SAN ANTONIO — Amid the hectic schedule of bowl festivities and game preparation, UCLA may not have had time to watch many bowl games the 36 hours before its matchup against Kansas State in the Valero Alamo Bowl Friday.
UCLA may not have seen Michigan State overcome a 20-point deficit to beat Baylor in Thursday’s Cotton Bowl. They might not have watched Houston come back from down 25 to beat Pittsburgh in the Armed Forces Bowl earlier on Friday.
But after running away to a 31-6 lead by halftime, the No. 14 Bruins learned on their own that no lead is safe.
The No. 11 Wildcats (9-4) dominated the second half, outscoring the Bruins 29-9, but the Bruins avoided the same fate as the Spartans and Panthers: UCLA held on to win 40-35 and finished the season with 10 wins for the second consecutive year for the first time since 1997 and 1998.
UCLA’s first half was near perfect.
The Bruins drove 77 yards on their first drive, capping it with a 10-yard touchdown scramble by redshirt junior quarterback Brett Hundley, playing in his last collegiate game.
They followed it with a 50-yard drive ending in a field goal, then went 71 yards on their next possession for another Hundley rushing score to take a 17-0 lead at the end of the first quarter.
“I was surprised, honestly. We came out the gates on them,” said junior wide receiver Jordan Payton. “We had just a lot of built-up frustration and everything was just piled into one thing and we just came out the gates.”
Equally as surprising was the drastically altered style with which the Bruins played. The play-calling was creative and effective, keeping the Wildcats guessing. The normally slow-starting offense was blistering from the get-go and playing at a faster tempo. And the defense, which often struggled to apply pressure this season, was constantly in Kansas State’s backfield rushing passes.
UCLA’s 25-point halftime advantage, as well as its all-around superior play, had the Bruins looking like runaway winners. Kansas State wasn’t as convinced.
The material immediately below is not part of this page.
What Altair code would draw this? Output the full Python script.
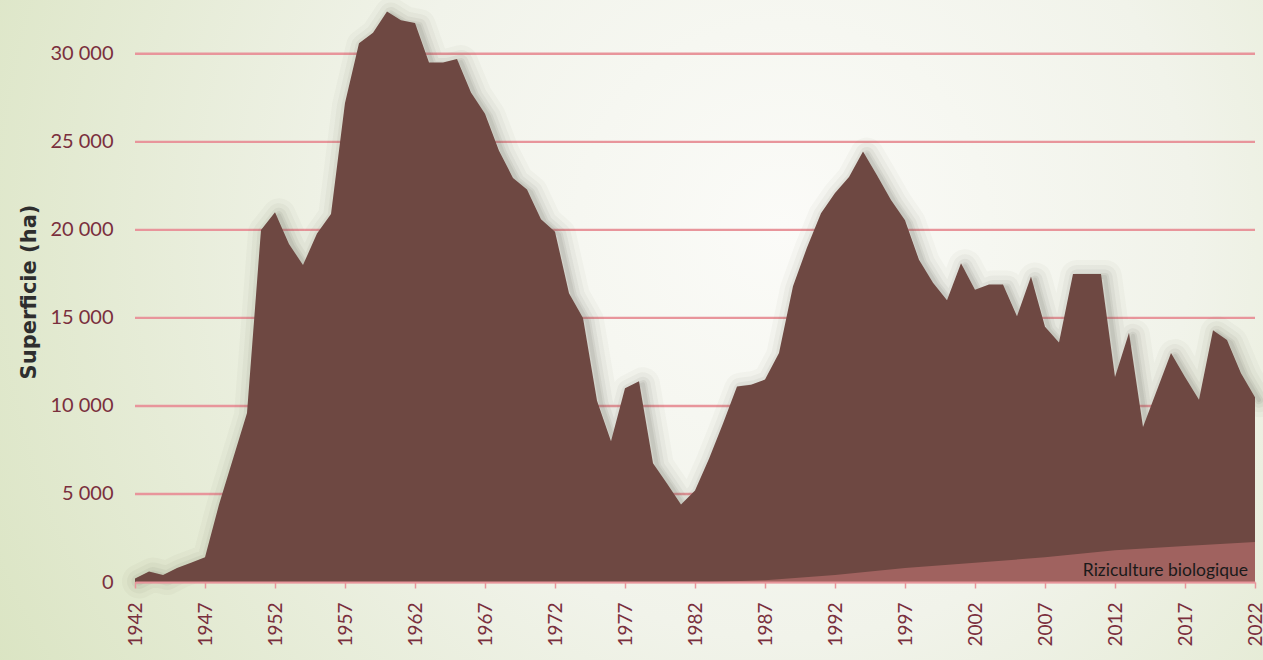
import altair as alt
import pandas as pd

# Rice-growing area per year (ha)
years = list(range(1942, 2023))
surface_ha = [
    200, 600, 400, 800, 1100, 1400, 4400, 7000, 9600,
    20000, 21000, 19200, 18000, 19800, 20900, 27200, 30600, 31200, 32400,
    31900, 31750, 29500, 29500, 29700, 27800, 26600, 24500, 22950, 22300,
    20600, 19900, 16400, 15000, 10300, 8000, 11000, 11400, 6750, 5600,
    4400, 5200, 7000, 9000, 11100, 11200, 11500, 13000, 16800, 19000,
    20950, 22100, 23000, 24450, 23100, 21700, 20550, 18300, 17000, 16000,
    18100, 16600, 16900, 16900, 15100, 17350, 14500, 13600, 17500, 17500,
    17500, 11650, 14150, 8800, 10900, 13000, 11650, 10350, 14300, 13750,
    11850, 10500,
]

# Organic rice share (ha)
organic_years = [1983, 1987, 1992, 1997, 2002, 2007, 2012, 2017, 2022]
organic_ha = [0, 100, 400, 800, 1100, 1400, 1800, 2050, 2270]

y_ticks = [0, 5000, 10000, 15000, 20000, 25000, 30000]
x_ticks = list(range(1942, 2023, 5))

total = pd.DataFrame({"annee": years, "surface": surface_ha})
organic = pd.DataFrame({"annee": organic_years, "surface": organic_ha})
grid = pd.DataFrame({"surface": y_ticks})
label = pd.DataFrame({"annee": [2022], "surface": [600], "txt": ["Riziculture biologique"]})

W, H = 1120, 581
PINK = "#E8959B"
LABEL = "#7A2F3D"
FONT = "Lato"

x_scale = alt.Scale(domain=[1942, 2022], nice=False, zero=False)
y_scale = alt.Scale(domain=[0, 33000], nice=False)

x_axis = alt.Axis(
    values=x_ticks, format="d", labelAngle=-90, title=None, grid=False,
    labelColor=LABEL, labelFont=FONT, labelFontSize=19, labelPadding=14,
    domainColor=PINK, domainWidth=2, tickColor=PINK, tickWidth=1.5,
    tickSize=6, zindex=1,
)
y_axis = alt.Axis(
    values=y_ticks, grid=False, domain=False, ticks=False,
    labelExpr="replace(format(datum.value, ','), ',', ' ')",
    labelColor=LABEL, labelFont=FONT, labelFontSize=20, labelPadding=22,
    title="Superficie (ha)", titleFont="DejaVu Sans", titleFontSize=21,
    titleFontWeight="bold", titleColor="#2E2E2E", titlePadding=10,
    zindex=1,
)

X = alt.X("annee:Q", scale=x_scale, axis=x_axis)
Y = alt.Y("surface:Q", scale=y_scale, axis=y_axis)

# Soft page background
backdrop = alt.Chart(alt.Data(values=[{}])).mark_rect(
    color={
        "gradient": "radial",
        "x1": 0.62, "y1": 0.42, "r1": 0.0,
        "x2": 0.62, "y2": 0.42, "r2": 0.72,
        "stops": [
            {"offset": 0.0, "color": "#FBFBF8"},
            {"offset": 0.45, "color": "#F1F3EA"},
            {"offset": 1.0, "color": "#DAE4C2"},
        ],
    }
).encode(
    x=alt.value(-135), x2=alt.value(W + 8),
    y=alt.value(-1), y2=alt.value(H + 78),
)

gridlines = alt.Chart(grid).mark_rule(color=PINK, strokeWidth=2.4).encode(y=Y)

# Blurred shadow along the top edge
halo_layers = []
for sw, op in [(34, 0.04), (24, 0.05), (15, 0.07), (8, 0.09), (4, 0.1)]:
    halo_layers.append(
        alt.Chart(total).mark_line(
            color="#5f5f58", strokeWidth=sw, strokeOpacity=op,
            strokeJoin="round", strokeCap="round", xOffset=4, yOffset=3,
        ).encode(x=X, y=Y)
    )

area = alt.Chart(total).mark_area(color="#6E4842", interpolate="linear").encode(x=X, y=Y)

organic_area = alt.Chart(organic).mark_area(
    color="#A0625F", interpolate="linear"
).encode(x=X, y=Y)

organic_label = alt.Chart(label).mark_text(
    align="right", baseline="middle", dx=-7, font=FONT, fontSize=17.5, color="#1a1a1a"
).encode(x=X, y=Y, text="txt:N")

chart = alt.layer(
    backdrop, gridlines, *halo_layers, area, organic_area, organic_label
).properties(
    width=W, height=H,
    padding={"left": 135, "top": 1, "right": 8, "bottom": 78},
    autosize=alt.AutoSizeParams(type="none"),
    background="#E8EDD8",
).configure_view(stroke=None)

chart.save("out.html", embed_options={"renderer": "svg", "actions": False})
The Wildcats opened the third quarter with a scoring drive lasting 7:23, then got the ball back 27 seconds later after recovering a fumble by redshirt sophomore running back Paul Perkins. Kansas State finished the quarter with 11:08 of possession and just 10 points from being the third team in two days to win after trailing by 20 or more.
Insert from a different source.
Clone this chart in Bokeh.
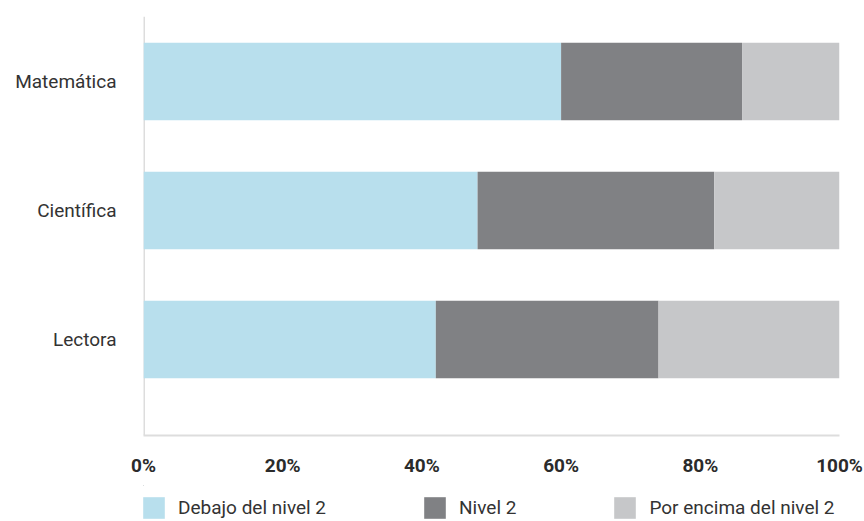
from bokeh.plotting import figure
from bokeh.layouts import column
from bokeh.models import Range1d, FixedTicker, Legend, LegendItem, Span, ColumnDataSource
from bokeh.embed import file_html
from bokeh.resources import INLINE

# ---- data ----
categories = ["Matemática", "Científica", "Lectora"]
debajo = [60, 48, 42]
nivel2 = [26, 34, 32]
encima = [14, 18, 26]
series = ["Debajo del nivel 2", "Nivel 2", "Por encima del nivel 2"]
colors = ["#B8DFED", "#808184", "#C6C7C9"]
x_ticks = [0, 20, 40, 60, 80, 100]
x_tick_labels = ["0%", "20%", "40%", "60%", "80%", "100%"]

FONT = "Roboto"
n = len(categories)
ypos = [n - 1 - i for i in range(n)]
y_start, y_end = -0.744, (n - 1) + 0.504
stackers = ["debajo", "nivel2", "encima"]

source = ColumnDataSource(dict(y=ypos, debajo=debajo, nivel2=nivel2, encima=encima))

# ---- main chart ----
p = figure(frame_width=696, frame_height=419, output_backend="svg", toolbar_location=None,
           x_range=Range1d(x_ticks[0], x_ticks[-1]), y_range=Range1d(y_start, y_end),
           min_border_left=143, min_border_right=25, min_border_top=16, min_border_bottom=50)
p.outline_line_color = None
p.xgrid.visible = False
p.ygrid.visible = False

p.add_layout(Span(location=x_ticks[0], dimension="height", line_color="#DDDDDD",
                  line_width=3, level="underlay"))

rs = p.hbar_stack(stackers, y="y", height=0.6, fill_color=colors, line_color=None, source=source)

p.xaxis.ticker = FixedTicker(ticks=x_ticks)
p.xaxis.major_label_overrides = {t: l for t, l in zip(x_ticks, x_tick_labels)}
p.xaxis.axis_line_color = "#DDDDDD"
p.xaxis.axis_line_width = 2
p.xaxis.major_tick_line_color = None
p.xaxis.major_tick_out = 0
p.xaxis.major_tick_in = 0
p.xaxis.minor_tick_line_color = None
p.xaxis.minor_tick_out = 0
p.xaxis.axis_label_standoff = 0
p.xaxis.major_label_text_font = FONT
p.xaxis.major_label_text_font_style = "bold"
p.xaxis.major_label_text_font_size = "19px"
p.xaxis.major_label_text_color = "#2B2B2B"
p.xaxis.major_label_standoff = 18

p.yaxis.ticker = FixedTicker(ticks=ypos)
p.yaxis.major_label_overrides = {y: c for y, c in zip(ypos, categories)}
p.yaxis.axis_line_color = None
p.yaxis.major_tick_line_color = None
p.yaxis.major_tick_out = 0
p.yaxis.minor_tick_line_color = None
p.yaxis.major_label_text_font = FONT
p.yaxis.major_label_text_font_size = "19px"
p.yaxis.major_label_text_color = "#333333"
p.yaxis.major_label_standoff = 27

# ---- legend strip (same data, drawn outside its visible ranges) ----
pl = figure(frame_width=696, height=36, output_backend="svg", toolbar_location=None,
            x_range=Range1d(1000, 1001), y_range=Range1d(-20, -19),
            min_border_left=143, min_border_right=25, min_border_top=0, min_border_bottom=0)
pl.outline_line_color = None
pl.axis.visible = False
pl.grid.visible = False
lrs = pl.hbar_stack(stackers, y="y", height=0.6, fill_color=colors, line_color=None, source=source)

legend = Legend(items=[LegendItem(label=s, renderers=[r]) for s, r in zip(series, lrs)],
                location=(-3, 0), orientation="horizontal",
                padding=0, margin=0, spacing=95, label_standoff=11,
                glyph_width=27, glyph_height=27, label_height=27,
                border_line_color=None, background_fill_alpha=0,
                label_text_font=FONT, label_text_font_size="19px",
                label_text_color="#333333")
pl.add_layout(legend, "center")

layout = column(p, pl, spacing=0)
open("out.html", "w").write(file_html(layout, INLINE))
“I had visions of Stanford,” said offensive coordinator Noel Mazzone of Kansas State’s third quarter possession-hoarding.
The second half, ultimately, was UCLA returning to itself.
In UCLA’s four second-half possessions – excluding its final possession in which Hundley just kneeled to run out the clock – its play-calling looked less inspired and more repetitive. The team’s inability to play a complete game – a constant struggle this season – reappeared, and the secondary was torn apart by Wildcat senior wide receiver Tyler Lockett, who finished with 164 yards and two touchdowns.
The Bruins were saved from a complete collapse by two clutch runs.
After the Wildcats’ 15 straight points, the Bruins avoided quickly giving the ball right back with a huge 40-yard scramble by Hundley on a third and 11, setting up an eventual field goal.
Then, following another Kansas State touchdown to draw within six, Paul Perkins got his turn in the spotlight, sprinting straight up the middle for the clincher, a 67-yard touchdown run to put UCLA back up 12.
The Wildcats would score again, but the game was already out of reach, the Bruins fending off their late push.
Despite UCLA’s second-half struggles and it nearly blowing its big lead, coach Jim Mora was fiery in defense of his team.
“It’s not easy. When you’re playing the 11th-ranked team in the country, if they don’t fight back, they don’t deserve to be 11th,” Mora said. “Anyone that has a question about us closing out a game, walk right out onto that field and look up at the scoreboard and tell me who won the damn game.”
The score, 40-35, was another narrow margin of victory for UCLA, a fitting end for a team that finished the season with eight of its 13 games decided by 10 or fewer points.
For a Bruin team expected by many to contend for a playoff spot before the season, UCLA’s inability to consistently secure convincing wins throughout the season was an indicator it didn’t belong in the playoff conversation. Given the towering preseason expectations, an Alamo Bowl win may seem trifling compared to competing in a New Year’s Six bowl.
The Bruins didn’t see it that way.
Whatever the margin, there were only two sets of numbers Mora cared about in his final press conference of the season: the higher score next to UCLA’s name on the stat sheet and the 10-3 record below it.
“Yeah, we like to blow people out but you find out who you are as a man when it’s tough like that, and we won, and that’s the objective,” Mora said. “We won.”